Palestinians and Jordan need ‘unified front’ for Biden presidency, say experts

Palestinians and Jordan need ‘unified front’ for Biden presidency, say experts
  • Relations between the US and the Palestinians deteriorated after Trump recognized Jerusalem as Israel’s capital, cut funding to a UN agency that assists Palestinian refugees
  • Palestinian President Mahmoud Abbas meets Jordan’s King Abdullah in Aqaba, with the two leaders planning to travel together for a summit with Egyptian President Abdel Fattah El-Sisi

AMMAN: Palestinian President Mahmoud Abbas on Sunday met Jordan’s King Abdullah in Aqaba, with the two leaders planning to travel together for a summit with Egyptian President Abdel Fattah El-Sisi.
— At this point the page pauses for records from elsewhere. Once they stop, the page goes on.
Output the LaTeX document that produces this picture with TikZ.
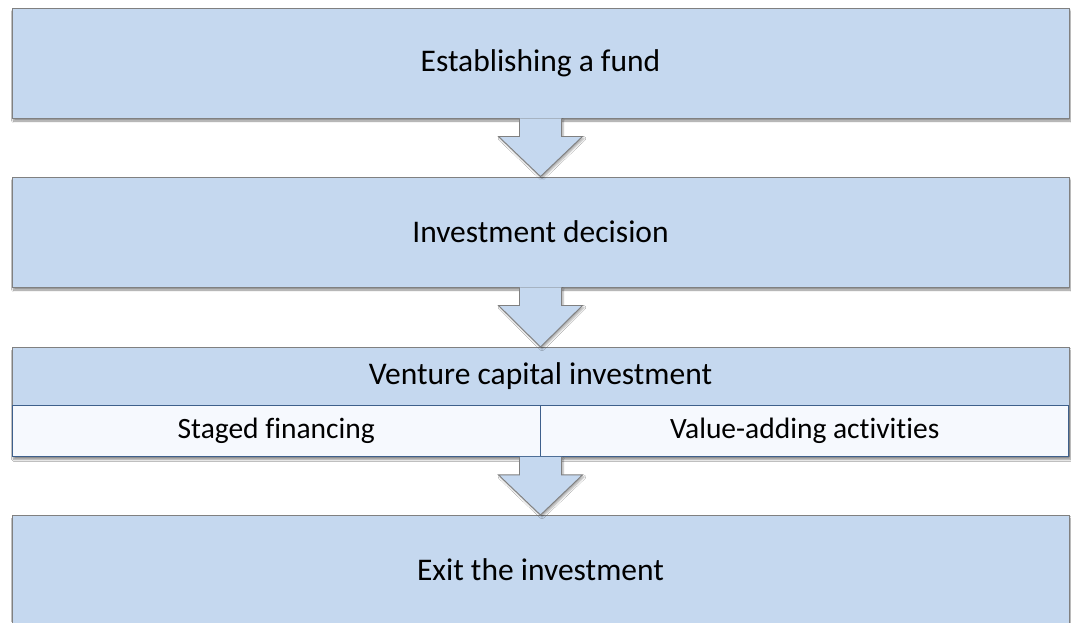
\documentclass[tikz,border=0pt]{standalone}
\usepackage{fontspec}
\setmainfont{Carlito}[Ligatures={NoCommon}]
\usetikzlibrary{calc,shadows.blur}
\definecolor{boxblue}{RGB}{197,216,239}
\definecolor{rowfill}{RGB}{246,249,254}
\definecolor{edgegrey}{RGB}{128,128,128}
\definecolor{edgeblue}{RGB}{62,96,140}
\tikzset{
  stage/.style={draw=edgegrey, line width=0.9pt, fill=boxblue, inner sep=0pt,
    minimum width=1057pt, font=\fontsize{31.5}{36}\selectfont,
    blur shadow={shadow xshift=1.5pt, shadow yshift=-3pt, shadow blur steps=6, shadow opacity=45}},
  subrow/.style={draw=edgeblue, line width=1pt, fill=rowfill, inner sep=0pt,
    minimum width=528.5pt, minimum height=51pt, font=\fontsize{29.5}{34}\selectfont},
  flowarrow/.style={fill=boxblue, draw=none},
  flowedge/.style={draw=edgegrey, line width=0.9pt, line join=miter}
}
\newcommand{\blockarrow}[2]{%
  % shaft from the lower edge of #1, head tip on the upper edge of #2
  \fill[flowarrow, blur shadow={shadow xshift=1.5pt, shadow yshift=-2pt, shadow blur steps=5, shadow opacity=35}]
    ($(#1.south)+(-21,0)$) -- ($(#1.south)+(-21,18)$) -- ($(#1.south)+(-42,18)$)
    -- (#2.north) -- ($(#1.south)+(42,18)$) -- ($(#1.south)+(21,18)$) -- ($(#1.south)+(21,0)$) -- cycle;
  \draw[flowedge]
    ($(#1.south)+(-21,0)$) -- ($(#1.south)+(-21,18)$) -- ($(#1.south)+(-42,18)$)
    -- (#2.north) -- ($(#1.south)+(42,18)$) -- ($(#1.south)+(21,18)$) -- ($(#1.south)+(21,0)$);
}
\begin{document}
\begin{tikzpicture}[x=1pt, y=-1pt]
  \useasboundingbox[fill=white] (0,0) rectangle (1071,622);

  % four stages
  \node[stage, minimum height=110pt] (fund) at (540.5,63) {Establishing a fund};
  \node[stage, minimum height=110pt] (decision) at (540.5,232) {Investment decision};
  \node[stage, minimum height=109pt, anchor=north] (vcbox) at (540.5,347) {};
  \node[stage, minimum height=112pt, anchor=north] (exit) at (540.5,515) {};
  \node[font=\fontsize{31.5}{36}\selectfont] (exitlabel) at (540.5,570) {Exit the investment};

  % third stage: heading and two sub-rows
  \node[draw=edgegrey, line width=0.9pt, fill=boxblue, inner sep=0pt, minimum width=1057pt,
        minimum height=58pt, anchor=north, font=\fontsize{31.5}{36}\selectfont]
        (vchead) at (vcbox.north) {Venture capital investment};
  \node[subrow, anchor=north west] (staged) at (vcbox.west |- 0,405) {Staged financing};
  \node[subrow, anchor=north east] (valueadd) at (vcbox.east |- 0,405) {Value-adding activities};

  % arrows between stages
  \blockarrow{fund}{decision}
  \blockarrow{decision}{vcbox}
  \blockarrow{vcbox}{exit}
\end{tikzpicture}
\end{document}
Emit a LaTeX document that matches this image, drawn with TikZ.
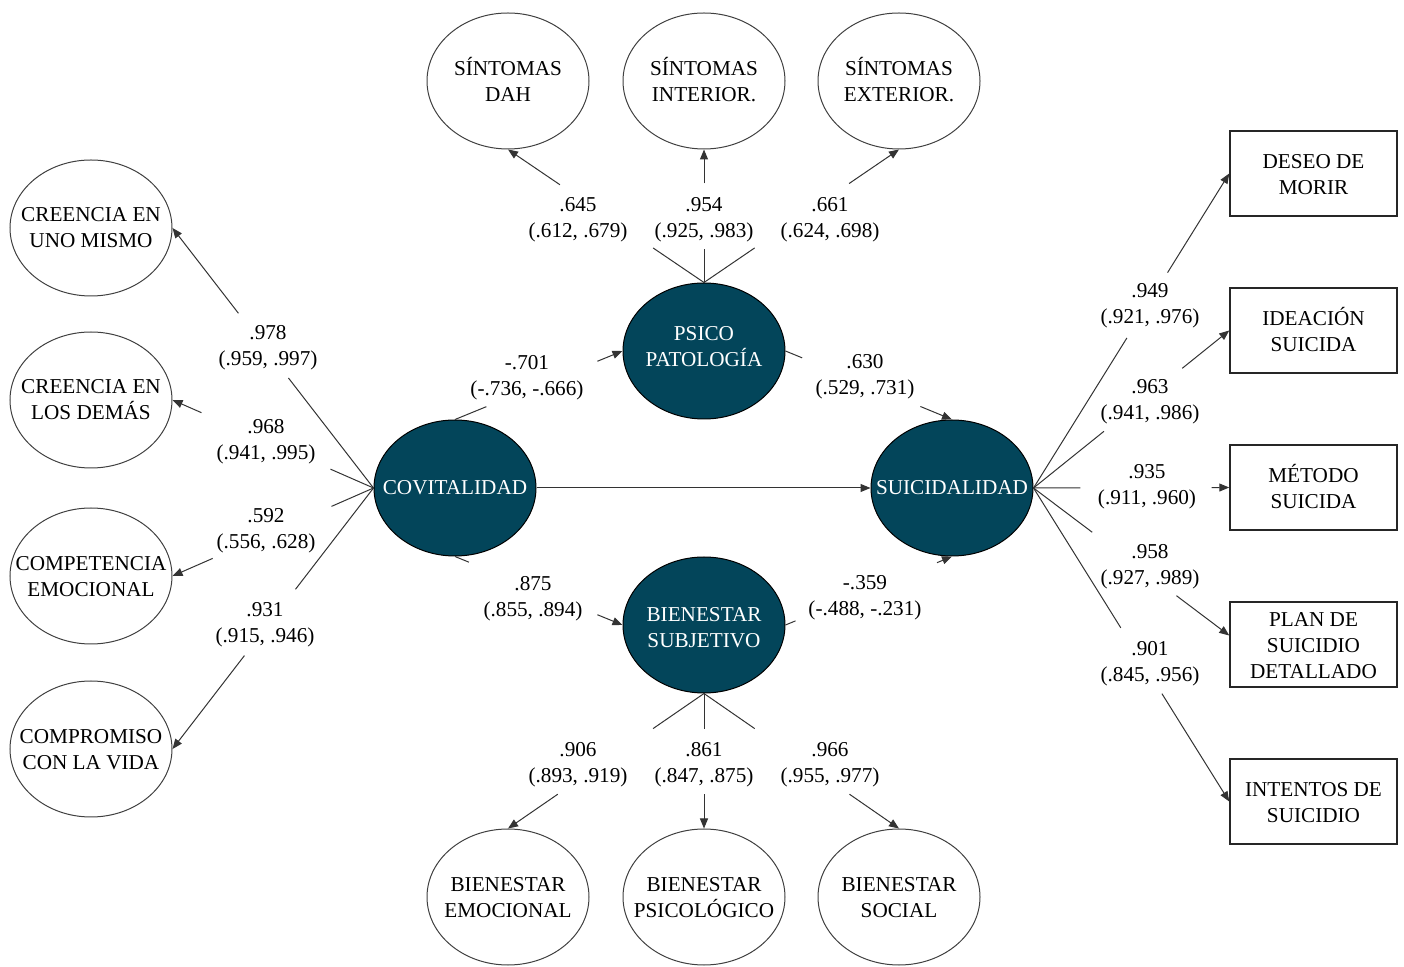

The region is preparing for the end of US President Donald Trump’s administration and the arrival of President-elect Joe Biden and his team.

Asma Khader, former Jordanian minister and government spokesperson, said a unified position needed to be agreed on in order to face up to Israel.

“It is important to show that there is a strong Jordanian, Palestinian, Egyptian coalition interested in a peaceful resolution and that they are the key to the stability and tranquility of the region,” she told Arab News. “What better day to show that unity than on the International Day of Solidarity with the Palestinian people.”

Relations between the US and the Palestinians deteriorated after Trump recognized Jerusalem as Israel’s capital, cut funding to a UN agency that assists Palestinian refugees, and threatened to withhold aid to the Palestinians unless they resumed negotiations with Israel.

He also unveiled a Middle East peace plan that sided with Israel on key contentious issues including borders, the status of Jerusalem and Jewish settlements.

In September the White House hosted the UAE and Bahrain for the signing of landmark normalization accords with Israel. Trump brokered the agreements, called the Abraham Accords, and hailed the moment as the “dawn of a new Middle East.”

Nabil Shaath, who is a senior political advisor to Abbas, said that the last days of the Trump era had seen “a frenzy of effort to force Arab and Muslim countries to normalize relations with Israel, a dangerous increase of Israeli settlements and a financial blockade” on Palestine.

It is important to show that there is a strong Jordanian, Palestinian, Egyptian coalition interested in a peaceful resolution and that they are the key to the stability and tranquility of the region.

Asma Khader, Ex-Jordanian minister

“Our closest neighbors – Jordan and Egypt - must be involved in protecting the peace process from further deterioration,” he told Arab News.

Asaad Abdel Rahman, a former member of the PLO’s Executive Committee, agreed on the need for a united Arab front.

“After the earthquake that we have witnessed in the past four years, we need a strategy that can work with the new US administration to move the process toward serious negotiations on the basis of what Jordan and Palestine have always publicly agreed to,” he told Arab News.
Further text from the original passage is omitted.